Can you output the material exactly as written, minus any pictures it holds?
○ ○ ○ ○ ○ ○ ○
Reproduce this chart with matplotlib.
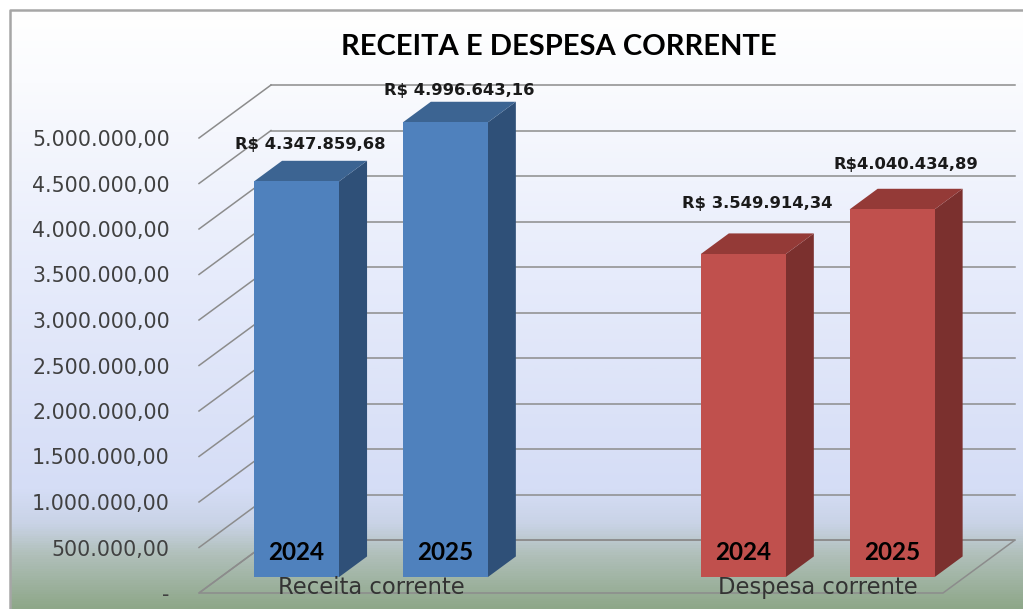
import matplotlib
matplotlib.use("Agg")
import matplotlib.pyplot as plt
from matplotlib.patches import Polygon
from matplotlib.colors import LinearSegmentedColormap
import numpy as np

# data
categories = ["Receita corrente", "Despesa corrente"]
years = ["2024", "2025"]
receita = [4347859.68, 4996643.16]
despesa = [3549914.34, 4040434.89]
value_labels = [["R$ 4.347.859,68", "R$ 4.996.643,16"],
                ["R$ 3.549.914,34", "R$4.040.434,89"]]
tick_values = [0, 500000, 1000000, 1500000, 2000000, 2500000,
               3000000, 3500000, 4000000, 4500000, 5000000]
tick_labels = ["-", "500.000,00", "1.000.000,00", "1.500.000,00", "2.000.000,00",
               "2.500.000,00", "3.000.000,00", "3.500.000,00", "4.000.000,00",
               "4.500.000,00", "5.000.000,00"]
title = "RECEITA E DESPESA CORRENTE"

series = [receita, despesa]

# 3d look (oblique projection): depth offsets in data units
DX = 0.1935
DY = 582000
D0, D1 = 0.30, 0.69          # bar front / back depth fraction
GROUP_CENTERS = [0.404, 1.605]
BAR_OFF = 0.20
BAR_W = 0.2285
LABEL_PAD = [[16, 11], [30, 24]]   # px from bar top (back edge) to label centre

FRONT = ["#4f81bd", "#c0504d"]
TOP = ["#3c6492", "#943a37"]
SIDE = ["#2f5078", "#7b302e"]
GRID = "#8c8c8c"
FONT = "Lato"
WIDE = "DejaVu Sans"

W, H = 1023, 609
fig = plt.figure(figsize=(W / 100, H / 100), dpi=100)

# background gradient
bg = fig.add_axes([0, 0, 1, 1], zorder=-10)
bg.set_xlim(0, W)
bg.set_ylim(H, 0)
bg.axis("off")
cmap = LinearSegmentedColormap.from_list("bg", [
    (0.0, "#ffffff"), (0.12, "#fafbfe"), (0.45, "#e6ebfb"), (0.80, "#d5ddf6"),
    (0.86, "#c9d3e6"), (0.91, "#b1c0bb"), (1.0, "#8ea789")])
grad = np.linspace(0, 1, 600).reshape(-1, 1)
bg.imshow(grad, cmap=cmap, aspect="auto", extent=[10, W + 5, H, 10], zorder=0)
bg.plot([10, 10, W + 5], [H, 10, 10], color="#a6a6a6", lw=1.8, zorder=1)

# front plane axes
left_px, right_px, base_px, px_per_m = 199, 943, 593, 91.0
ymax = 5.5e6
ax = fig.add_axes([left_px / W, (H - base_px) / H, (right_px - left_px) / W,
                   px_per_m * ymax / 1e6 / H])
ax.set_xlim(0, 2)
ax.set_ylim(0, ymax)
ax.patch.set_alpha(0)
for s in ax.spines.values():
    s.set_visible(False)
ax.set_xticks([])
ax.set_yticks(tick_values)
ax.set_yticklabels(tick_labels)
ax.tick_params(axis="y", length=0, pad=21, labelsize=14.8, labelcolor="#404040")
for t in ax.get_yticklabels():
    t.set_fontfamily(WIDE)


def proj(x, v, d):
    return (x + d * DX, v + d * DY)


# walls and gridlines
for v in tick_values:
    ax.plot([0, DX], [v, v + DY], color=GRID, lw=1.1, clip_on=False, zorder=1)
    ax.plot([DX, 2 + DX], [v + DY, v + DY], color=GRID, lw=1.1, clip_on=False, zorder=1)
floor = [proj(0, 0, 0), proj(2, 0, 0), proj(2, 0, 1), proj(0, 0, 1)]
ax.add_patch(Polygon(floor, closed=True, fill=False, edgecolor=GRID, lw=1.1,
                     clip_on=False, zorder=1))

# bars
for g, vals in enumerate(series):
    for i, h in enumerate(vals):
        xc = GROUP_CENTERS[g] + (i - 0.5) * 2 * BAR_OFF
        xl, xr = xc - BAR_W / 2, xc + BAR_W / 2
        front = [proj(xl, 0, D0), proj(xr, 0, D0), proj(xr, h, D0), proj(xl, h, D0)]
        top = [proj(xl, h, D0), proj(xr, h, D0), proj(xr, h, D1), proj(xl, h, D1)]
        side = [proj(xr, 0, D0), proj(xr, h, D0), proj(xr, h, D1), proj(xr, 0, D1)]
        ax.add_patch(Polygon(side, closed=True, facecolor=SIDE[g], lw=0,
                             clip_on=False, zorder=3))
        ax.add_patch(Polygon(top, closed=True, facecolor=TOP[g], lw=0,
                             clip_on=False, zorder=3))
        ax.add_patch(Polygon(front, closed=True, facecolor=FRONT[g], lw=0,
                             clip_on=False, zorder=4))
        fx = xc + D0 * DX
        ax.text(fx, D0 * DY + 275000, years[i], ha="center", va="center",
                fontsize=17.5, fontweight="bold", color="black", family=FONT,
                zorder=6)
        lx = (xl + D0 * DX + xr + D1 * DX) / 2
        ly = h + D1 * DY + LABEL_PAD[g][i] / px_per_m * 1e6
        ax.text(lx, ly, value_labels[g][i], ha="center", va="center",
                fontsize=11.8, fontweight="bold", color="#1a1a1a", family=WIDE,
                zorder=6)
    ax.text(GROUP_CENTERS[g] + D0 * DX, 55000, categories[g], ha="center",
            va="center", fontsize=16.3, color="#333333", family=WIDE, zorder=6)

fig.text(559 / W, 1 - 47 / H, title, ha="center", va="center", fontsize=21,
         fontweight="bold", color="black", family=FONT)

fig.savefig("out.png", dpi=100)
○ ○ ○ ○ ○ ○ ○
--- FINISHED TASK ---
Reproduce this chart with matplotlib.
import matplotlib
matplotlib.use("Agg")
import matplotlib.pyplot as plt
from matplotlib.patches import Polygon
from matplotlib.colors import LinearSegmentedColormap
import numpy as np

# data
categories = ["Receita corrente", "Despesa corrente"]
years = ["2024", "2025"]
receita = [4347859.68, 4996643.16]
despesa = [3549914.34, 4040434.89]
value_labels = [["R$ 4.347.859,68", "R$ 4.996.643,16"],
                ["R$ 3.549.914,34", "R$4.040.434,89"]]
tick_values = [0, 500000, 1000000, 1500000, 2000000, 2500000,
               3000000, 3500000, 4000000, 4500000, 5000000]
tick_labels = ["-", "500.000,00", "1.000.000,00", "1.500.000,00", "2.000.000,00",
               "2.500.000,00", "3.000.000,00", "3.500.000,00", "4.000.000,00",
               "4.500.000,00", "5.000.000,00"]
title = "RECEITA E DESPESA CORRENTE"

series = [receita, despesa]

# 3d look (oblique projection): depth offsets in data units
DX = 0.1935
DY = 582000
D0, D1 = 0.30, 0.69          # bar front / back depth fraction
GROUP_CENTERS = [0.404, 1.605]
BAR_OFF = 0.20
BAR_W = 0.2285
LABEL_PAD = [[16, 11], [30, 24]]   # px from bar top (back edge) to label centre

FRONT = ["#4f81bd", "#c0504d"]
TOP = ["#3c6492", "#943a37"]
SIDE = ["#2f5078", "#7b302e"]
GRID = "#8c8c8c"
FONT = "Lato"
WIDE = "DejaVu Sans"

W, H = 1023, 609
fig = plt.figure(figsize=(W / 100, H / 100), dpi=100)

# background gradient
bg = fig.add_axes([0, 0, 1, 1], zorder=-10)
bg.set_xlim(0, W)
bg.set_ylim(H, 0)
bg.axis("off")
cmap = LinearSegmentedColormap.from_list("bg", [
    (0.0, "#ffffff"), (0.12, "#fafbfe"), (0.45, "#e6ebfb"), (0.80, "#d5ddf6"),
    (0.86, "#c9d3e6"), (0.91, "#b1c0bb"), (1.0, "#8ea789")])
grad = np.linspace(0, 1, 600).reshape(-1, 1)
bg.imshow(grad, cmap=cmap, aspect="auto", extent=[10, W + 5, H, 10], zorder=0)
bg.plot([10, 10, W + 5], [H, 10, 10], color="#a6a6a6", lw=1.8, zorder=1)

# front plane axes
left_px, right_px, base_px, px_per_m = 199, 943, 593, 91.0
ymax = 5.5e6
ax = fig.add_axes([left_px / W, (H - base_px) / H, (right_px - left_px) / W,
                   px_per_m * ymax / 1e6 / H])
ax.set_xlim(0, 2)
ax.set_ylim(0, ymax)
ax.patch.set_alpha(0)
for s in ax.spines.values():
    s.set_visible(False)
ax.set_xticks([])
ax.set_yticks(tick_values)
ax.set_yticklabels(tick_labels)
ax.tick_params(axis="y", length=0, pad=21, labelsize=14.8, labelcolor="#404040")
for t in ax.get_yticklabels():
    t.set_fontfamily(WIDE)


def proj(x, v, d):
    return (x + d * DX, v + d * DY)


# walls and gridlines
for v in tick_values:
    ax.plot([0, DX], [v, v + DY], color=GRID, lw=1.1, clip_on=False, zorder=1)
    ax.plot([DX, 2 + DX], [v + DY, v + DY], color=GRID, lw=1.1, clip_on=False, zorder=1)
floor = [proj(0, 0, 0), proj(2, 0, 0), proj(2, 0, 1), proj(0, 0, 1)]
ax.add_patch(Polygon(floor, closed=True, fill=False, edgecolor=GRID, lw=1.1,
                     clip_on=False, zorder=1))

# bars
for g, vals in enumerate(series):
    for i, h in enumerate(vals):
        xc = GROUP_CENTERS[g] + (i - 0.5) * 2 * BAR_OFF
        xl, xr = xc - BAR_W / 2, xc + BAR_W / 2
        front = [proj(xl, 0, D0), proj(xr, 0, D0), proj(xr, h, D0), proj(xl, h, D0)]
        top = [proj(xl, h, D0), proj(xr, h, D0), proj(xr, h, D1), proj(xl, h, D1)]
        side = [proj(xr, 0, D0), proj(xr, h, D0), proj(xr, h, D1), proj(xr, 0, D1)]
        ax.add_patch(Polygon(side, closed=True, facecolor=SIDE[g], lw=0,
                             clip_on=False, zorder=3))
        ax.add_patch(Polygon(top, closed=True, facecolor=TOP[g], lw=0,
                             clip_on=False, zorder=3))
        ax.add_patch(Polygon(front, closed=True, facecolor=FRONT[g], lw=0,
                             clip_on=False, zorder=4))
        fx = xc + D0 * DX
        ax.text(fx, D0 * DY + 275000, years[i], ha="center", va="center",
                fontsize=17.5, fontweight="bold", color="black", family=FONT,
                zorder=6)
        lx = (xl + D0 * DX + xr + D1 * DX) / 2
        ly = h + D1 * DY + LABEL_PAD[g][i] / px_per_m * 1e6
        ax.text(lx, ly, value_labels[g][i], ha="center", va="center",
                fontsize=11.8, fontweight="bold", color="#1a1a1a", family=WIDE,
                zorder=6)
    ax.text(GROUP_CENTERS[g] + D0 * DX, 55000, categories[g], ha="center",
            va="center", fontsize=16.3, color="#333333", family=WIDE, zorder=6)

fig.text(559 / W, 1 - 47 / H, title, ha="center", va="center", fontsize=21,
         fontweight="bold", color="black", family=FONT)

fig.savefig("out.png", dpi=100)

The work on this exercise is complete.